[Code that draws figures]
***
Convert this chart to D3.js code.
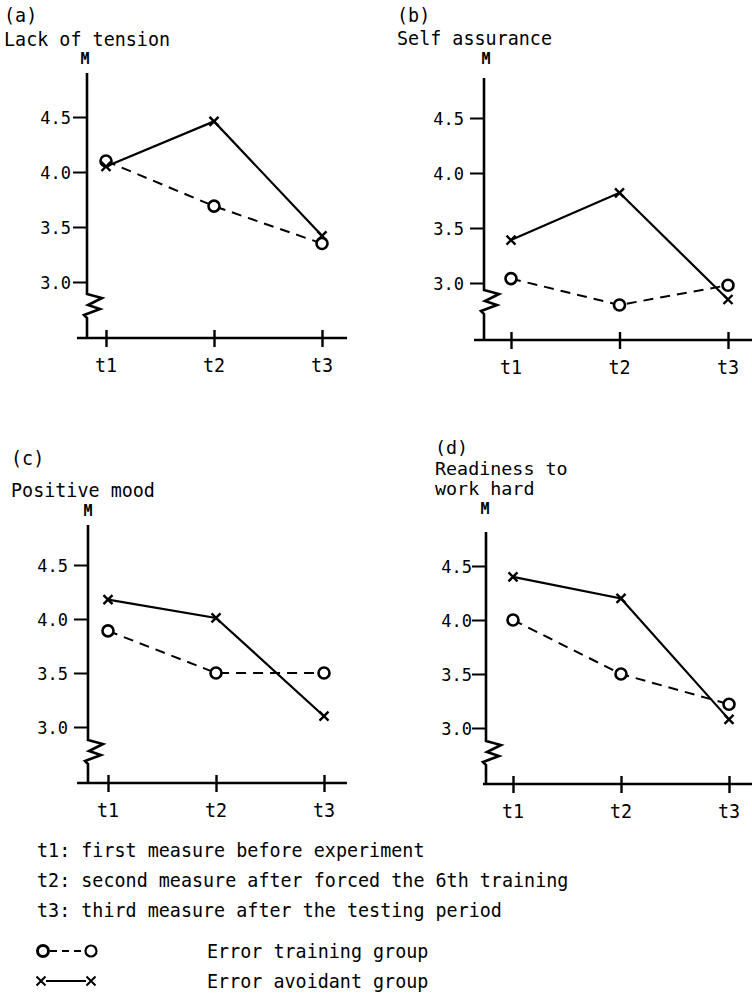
<!DOCTYPE html>
<html>
<head>
<meta charset="utf-8">
<script src="https://cdn.jsdelivr.net/npm/d3@7"></script>
<style>
  html, body { margin: 0; padding: 0; background: #fff; }
  svg { display: block; }
</style>
</head>
<body>
<svg id="chart" width="752" height="995"></svg>
<script>
// ---------------- data ----------------
const categories = ["t1", "t2", "t3"];
const yTicks = [3.0, 3.5, 4.0, 4.5];

const trainingA = [4.10, 3.69, 3.35];
const avoidantA = [4.05, 4.46, 3.42];
const trainingB = [3.04, 2.80, 2.98];
const avoidantB = [3.39, 3.82, 2.85];
const trainingC = [3.89, 3.50, 3.50];
const avoidantC = [4.18, 4.01, 3.10];
const trainingD = [4.00, 3.50, 3.22];
const avoidantD = [4.40, 4.20, 3.08];

const panelLetters = ["(a)", "(b)", "(c)", "(d)"];
const panelTitles = [["Lack of tension"], ["Self assurance"], ["Positive mood"], ["Readiness to", "work hard"]];
const axisLabel = "M";
const notes = [
  "t1: first measure before experiment",
  "t2: second measure after forced the 6th training",
  "t3: third measure after the testing period"
];
const legendLabels = ["Error training group", "Error avoidant group"];

// ---------------- layout ----------------
const layout = [
  {ax: 87,  top: 73,  y45: 117, y30: 282, brk: 294, xAxisY: 338, xL: 77,  xR: 347, t1: 106, t3: 322,
   tx: 4,   letterY: 22,  titleY: [46],       mX: 85,  mY: 64,  gap: 16, fs: 20, sx: 0.92},
  {ax: 484, top: 78,  y45: 118, y30: 283, brk: 290, xAxisY: 340, xL: 474, xR: 752, t1: 511, t3: 728,
   tx: 397, letterY: 22,  titleY: [45],       mX: 486, mY: 64,  gap: 20, fs: 20, sx: 0.92},
  {ax: 88,  top: 525, y45: 565, y30: 727, brk: 740, xAxisY: 783, xL: 77,  xR: 347, t1: 108, t3: 324,
   tx: 11,  letterY: 465, titleY: [497],      mX: 88,  mY: 516, gap: 20, fs: 20, sx: 0.92},
  {ax: 486, top: 532, y45: 566, y30: 728, brk: 741, xAxisY: 784, xL: 483, xR: 752, t1: 513, t3: 729,
   tx: 435, letterY: 454, titleY: [475, 495], mX: 485, mY: 514, gap: 14, fs: 17, sx: 1.08}
];
const series = [
  [trainingA, avoidantA],
  [trainingB, avoidantB],
  [trainingC, avoidantC],
  [trainingD, avoidantD]
];

const svg = d3.select("#chart")
  .attr("font-family", "'DejaVu Sans Mono', monospace")
  .style("font-family", "'DejaVu Sans Mono', monospace");

function txt(sel, x, y, s, size, anchor, sx) {
  return sel.append("text")
    .attr("transform", `translate(${x},${y}) scale(${sx || 0.92},1)`)
    .attr("font-size", size)
    .attr("text-anchor", anchor || "start")
    .attr("fill", "#000")
    .text(s);
}

layout.forEach((L, i) => {
  const g = svg.append("g");
  const x = d3.scalePoint().domain(categories).range([L.t1, L.t3]);
  const y = d3.scaleLinear().domain([3.0, 4.5]).range([L.y30, L.y45]);

  // titles
  txt(g, L.tx, L.letterY, panelLetters[i], L.fs, "start", L.sx);
  panelTitles[i].forEach((t, k) => txt(g, L.tx, L.titleY[k], t, L.fs, "start", L.sx));
  g.append("text").attr("x", L.mX).attr("y", L.mY).attr("font-size", 15)
    .attr("text-anchor", "middle").attr("fill", "#000").attr("font-weight", "bold").text(axisLabel);

  // y axis (ticks + labels through d3 axis)
  const yAxis = d3.axisLeft(y).tickValues(yTicks).tickSize(14).tickPadding(L.gap - 14)
    .tickFormat(d3.format(".1f"));
  const yg = g.append("g").attr("transform", `translate(${L.ax},0)`).call(yAxis);
  yg.select(".domain").remove();
  yg.selectAll(".tick line").attr("stroke", "#000").attr("stroke-width", 2);
  yg.selectAll(".tick text")
    .attr("font-family", "'DejaVu Sans Mono', monospace")
    .attr("font-size", 17).attr("fill", "#000")
    .attr("dy", "0.36em");

  // y axis line with break
  const zig = [[0, 0], [15, 4], [1, 11], [13, 15], [-3, 21], [0, 24]];
  const pts = [[L.ax, L.top]].concat(zig.map(p => [L.ax + p[0], L.brk + p[1]])).concat([[L.ax, L.xAxisY]]);
  g.append("path").attr("d", d3.line()(pts)).attr("fill", "none")
    .attr("stroke", "#000").attr("stroke-width", 2.6).attr("stroke-linejoin", "miter");

  // x axis
  g.append("line").attr("x1", L.xL).attr("x2", L.xR).attr("y1", L.xAxisY).attr("y2", L.xAxisY)
    .attr("stroke", "#000").attr("stroke-width", 2.4);
  const xAxis = d3.axisBottom(x).tickSize(9).tickPadding(16);
  const xg = g.append("g").attr("transform", `translate(0,${L.xAxisY})`).call(xAxis);
  xg.select(".domain").remove();
  xg.selectAll(".tick line").attr("y1", -8).attr("y2", 9).attr("stroke", "#000").attr("stroke-width", 2.4);
  xg.selectAll(".tick text").remove();
  categories.forEach(c => txt(g, x(c), L.xAxisY + 34, c, 20, "middle"));

  // lines
  const [train, avoid] = series[i];
  const line = d3.line().x((d, k) => x(categories[k])).y(d => y(d));
  g.append("path").datum(avoid).attr("d", line).attr("fill", "none")
    .attr("stroke", "#000").attr("stroke-width", 2.2);
  g.append("path").datum(train).attr("d", line).attr("fill", "none")
    .attr("stroke", "#000").attr("stroke-width", 2).attr("stroke-dasharray", "10,7");

  // circle markers
  g.selectAll(".circ").data(train).enter().append("circle")
    .attr("cx", (d, k) => x(categories[k])).attr("cy", d => y(d)).attr("r", 5.5)
    .attr("fill", "#fff").attr("stroke", "#000").attr("stroke-width", 2.6);

  // cross markers
  const s = 4.5;
  avoid.forEach((d, k) => {
    const cx = x(categories[k]), cy = y(d);
    g.append("path")
      .attr("d", `M${cx - s},${cy - s}L${cx + s},${cy + s}M${cx - s},${cy + s}L${cx + s},${cy - s}`)
      .attr("stroke", "#000").attr("stroke-width", 2.4).attr("fill", "none");
  });
});

// notes
const ng = svg.append("g");
notes.forEach((n, k) => txt(ng, 37, 857 + k * 30, n, 20));

// legend
const lg = svg.append("g");
// training (circle dashed circle)
lg.append("line").attr("x1", 50).attr("x2", 85).attr("y1", 951).attr("y2", 951)
  .attr("stroke", "#000").attr("stroke-width", 2).attr("stroke-dasharray", "7,5");
lg.append("circle").attr("cx", 43).attr("cy", 951).attr("r", 5.5)
  .attr("fill", "#fff").attr("stroke", "#000").attr("stroke-width", 3);
lg.append("circle").attr("cx", 91).attr("cy", 951).attr("r", 5.5)
  .attr("fill", "#fff").attr("stroke", "#000").attr("stroke-width", 2.2);
// avoidant (x solid x)
lg.append("line").attr("x1", 46).attr("x2", 86).attr("y1", 981).attr("y2", 981)
  .attr("stroke", "#000").attr("stroke-width", 2.2);
[41, 91].forEach(cx => {
  const s = 4.5, cy = 981;
  lg.append("path")
    .attr("d", `M${cx - s},${cy - s}L${cx + s},${cy + s}M${cx - s},${cy + s}L${cx + s},${cy - s}`)
    .attr("stroke", "#000").attr("stroke-width", 2).attr("fill", "none");
});
legendLabels.forEach((t, k) => txt(lg, 207, 958 + k * 30, t, 20));
</script>
</body>
</html>
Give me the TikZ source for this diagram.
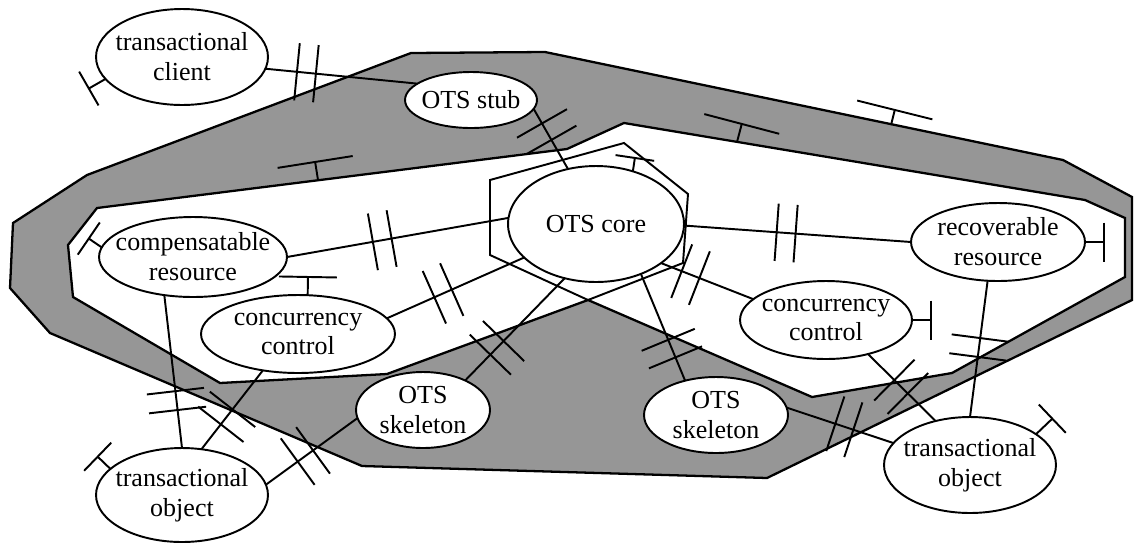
***
◆ **To do**: Output the records above exactly as they are, leaving out the pictures.

◆ **Solution to the problem**:
Convert this chart to D3.js code.
<!DOCTYPE html>
<html>
<head>
<meta charset="utf-8">
<script src="https://cdn.jsdelivr.net/npm/d3@7"></script>
<style>
  html, body { margin: 0; padding: 0; background: #fff; }
  svg { display: block; }
</style>
</head>
<body>
<svg id="chart" width="752" height="995"></svg>
<script>
// ---------------- data ----------------
const categories = ["t1", "t2", "t3"];
const yTicks = [3.0, 3.5, 4.0, 4.5];

const trainingA = [4.10, 3.69, 3.35];
const avoidantA = [4.05, 4.46, 3.42];
const trainingB = [3.04, 2.80, 2.98];
const avoidantB = [3.39, 3.82, 2.85];
const trainingC = [3.89, 3.50, 3.50];
const avoidantC = [4.18, 4.01, 3.10];
const trainingD = [4.00, 3.50, 3.22];
const avoidantD = [4.40, 4.20, 3.08];

const panelLetters = ["(a)", "(b)", "(c)", "(d)"];
const panelTitles = [["Lack of tension"], ["Self assurance"], ["Positive mood"], ["Readiness to", "work hard"]];
const axisLabel = "M";
const notes = [
  "t1: first measure before experiment",
  "t2: second measure after forced the 6th training",
  "t3: third measure after the testing period"
];
const legendLabels = ["Error training group", "Error avoidant group"];

// ---------------- layout ----------------
const layout = [
  {ax: 87,  top: 73,  y45: 117, y30: 282, brk: 294, xAxisY: 338, xL: 77,  xR: 347, t1: 106, t3: 322,
   tx: 4,   letterY: 22,  titleY: [46],       mX: 85,  mY: 64,  gap: 16, fs: 20, sx: 0.92},
  {ax: 484, top: 78,  y45: 118, y30: 283, brk: 290, xAxisY: 340, xL: 474, xR: 752, t1: 511, t3: 728,
   tx: 397, letterY: 22,  titleY: [45],       mX: 486, mY: 64,  gap: 20, fs: 20, sx: 0.92},
  {ax: 88,  top: 525, y45: 565, y30: 727, brk: 740, xAxisY: 783, xL: 77,  xR: 347, t1: 108, t3: 324,
   tx: 11,  letterY: 465, titleY: [497],      mX: 88,  mY: 516, gap: 20, fs: 20, sx: 0.92},
  {ax: 486, top: 532, y45: 566, y30: 728, brk: 741, xAxisY: 784, xL: 483, xR: 752, t1: 513, t3: 729,
   tx: 435, letterY: 454, titleY: [475, 495], mX: 485, mY: 514, gap: 14, fs: 17, sx: 1.08}
];
const series = [
  [trainingA, avoidantA],
  [trainingB, avoidantB],
  [trainingC, avoidantC],
  [trainingD, avoidantD]
];

const svg = d3.select("#chart")
  .attr("font-family", "'DejaVu Sans Mono', monospace")
  .style("font-family", "'DejaVu Sans Mono', monospace");

function txt(sel, x, y, s, size, anchor, sx) {
  return sel.append("text")
    .attr("transform", `translate(${x},${y}) scale(${sx || 0.92},1)`)
    .attr("font-size", size)
    .attr("text-anchor", anchor || "start")
    .attr("fill", "#000")
    .text(s);
}

layout.forEach((L, i) => {
  const g = svg.append("g");
  const x = d3.scalePoint().domain(categories).range([L.t1, L.t3]);
  const y = d3.scaleLinear().domain([3.0, 4.5]).range([L.y30, L.y45]);

  // titles
  txt(g, L.tx, L.letterY, panelLetters[i], L.fs, "start", L.sx);
  panelTitles[i].forEach((t, k) => txt(g, L.tx, L.titleY[k], t, L.fs, "start", L.sx));
  g.append("text").attr("x", L.mX).attr("y", L.mY).attr("font-size", 15)
    .attr("text-anchor", "middle").attr("fill", "#000").attr("font-weight", "bold").text(axisLabel);

  // y axis (ticks + labels through d3 axis)
  const yAxis = d3.axisLeft(y).tickValues(yTicks).tickSize(14).tickPadding(L.gap - 14)
    .tickFormat(d3.format(".1f"));
  const yg = g.append("g").attr("transform", `translate(${L.ax},0)`).call(yAxis);
  yg.select(".domain").remove();
  yg.selectAll(".tick line").attr("stroke", "#000").attr("stroke-width", 2);
  yg.selectAll(".tick text")
    .attr("font-family", "'DejaVu Sans Mono', monospace")
    .attr("font-size", 17).attr("fill", "#000")
    .attr("dy", "0.36em");

  // y axis line with break
  const zig = [[0, 0], [15, 4], [1, 11], [13, 15], [-3, 21], [0, 24]];
  const pts = [[L.ax, L.top]].concat(zig.map(p => [L.ax + p[0], L.brk + p[1]])).concat([[L.ax, L.xAxisY]]);
  g.append("path").attr("d", d3.line()(pts)).attr("fill", "none")
    .attr("stroke", "#000").attr("stroke-width", 2.6).attr("stroke-linejoin", "miter");

  // x axis
  g.append("line").attr("x1", L.xL).attr("x2", L.xR).attr("y1", L.xAxisY).attr("y2", L.xAxisY)
    .attr("stroke", "#000").attr("stroke-width", 2.4);
  const xAxis = d3.axisBottom(x).tickSize(9).tickPadding(16);
  const xg = g.append("g").attr("transform", `translate(0,${L.xAxisY})`).call(xAxis);
  xg.select(".domain").remove();
  xg.selectAll(".tick line").attr("y1", -8).attr("y2", 9).attr("stroke", "#000").attr("stroke-width", 2.4);
  xg.selectAll(".tick text").remove();
  categories.forEach(c => txt(g, x(c), L.xAxisY + 34, c, 20, "middle"));

  // lines
  const [train, avoid] = series[i];
  const line = d3.line().x((d, k) => x(categories[k])).y(d => y(d));
  g.append("path").datum(avoid).attr("d", line).attr("fill", "none")
    .attr("stroke", "#000").attr("stroke-width", 2.2);
  g.append("path").datum(train).attr("d", line).attr("fill", "none")
    .attr("stroke", "#000").attr("stroke-width", 2).attr("stroke-dasharray", "10,7");

  // circle markers
  g.selectAll(".circ").data(train).enter().append("circle")
    .attr("cx", (d, k) => x(categories[k])).attr("cy", d => y(d)).attr("r", 5.5)
    .attr("fill", "#fff").attr("stroke", "#000").attr("stroke-width", 2.6);

  // cross markers
  const s = 4.5;
  avoid.forEach((d, k) => {
    const cx = x(categories[k]), cy = y(d);
    g.append("path")
      .attr("d", `M${cx - s},${cy - s}L${cx + s},${cy + s}M${cx - s},${cy + s}L${cx + s},${cy - s}`)
      .attr("stroke", "#000").attr("stroke-width", 2.4).attr("fill", "none");
  });
});

// notes
const ng = svg.append("g");
notes.forEach((n, k) => txt(ng, 37, 857 + k * 30, n, 20));

// legend
const lg = svg.append("g");
// training (circle dashed circle)
lg.append("line").attr("x1", 50).attr("x2", 85).attr("y1", 951).attr("y2", 951)
  .attr("stroke", "#000").attr("stroke-width", 2).attr("stroke-dasharray", "7,5");
lg.append("circle").attr("cx", 43).attr("cy", 951).attr("r", 5.5)
  .attr("fill", "#fff").attr("stroke", "#000").attr("stroke-width", 3);
lg.append("circle").attr("cx", 91).attr("cy", 951).attr("r", 5.5)
  .attr("fill", "#fff").attr("stroke", "#000").attr("stroke-width", 2.2);
// avoidant (x solid x)
lg.append("line").attr("x1", 46).attr("x2", 86).attr("y1", 981).attr("y2", 981)
  .attr("stroke", "#000").attr("stroke-width", 2.2);
[41, 91].forEach(cx => {
  const s = 4.5, cy = 981;
  lg.append("path")
    .attr("d", `M${cx - s},${cy - s}L${cx + s},${cy + s}M${cx - s},${cy + s}L${cx + s},${cy - s}`)
    .attr("stroke", "#000").attr("stroke-width", 2).attr("fill", "none");
});
legendLabels.forEach((t, k) => txt(lg, 207, 958 + k * 30, t, 20));
</script>
</body>
</html>
Give me the TikZ source for this diagram.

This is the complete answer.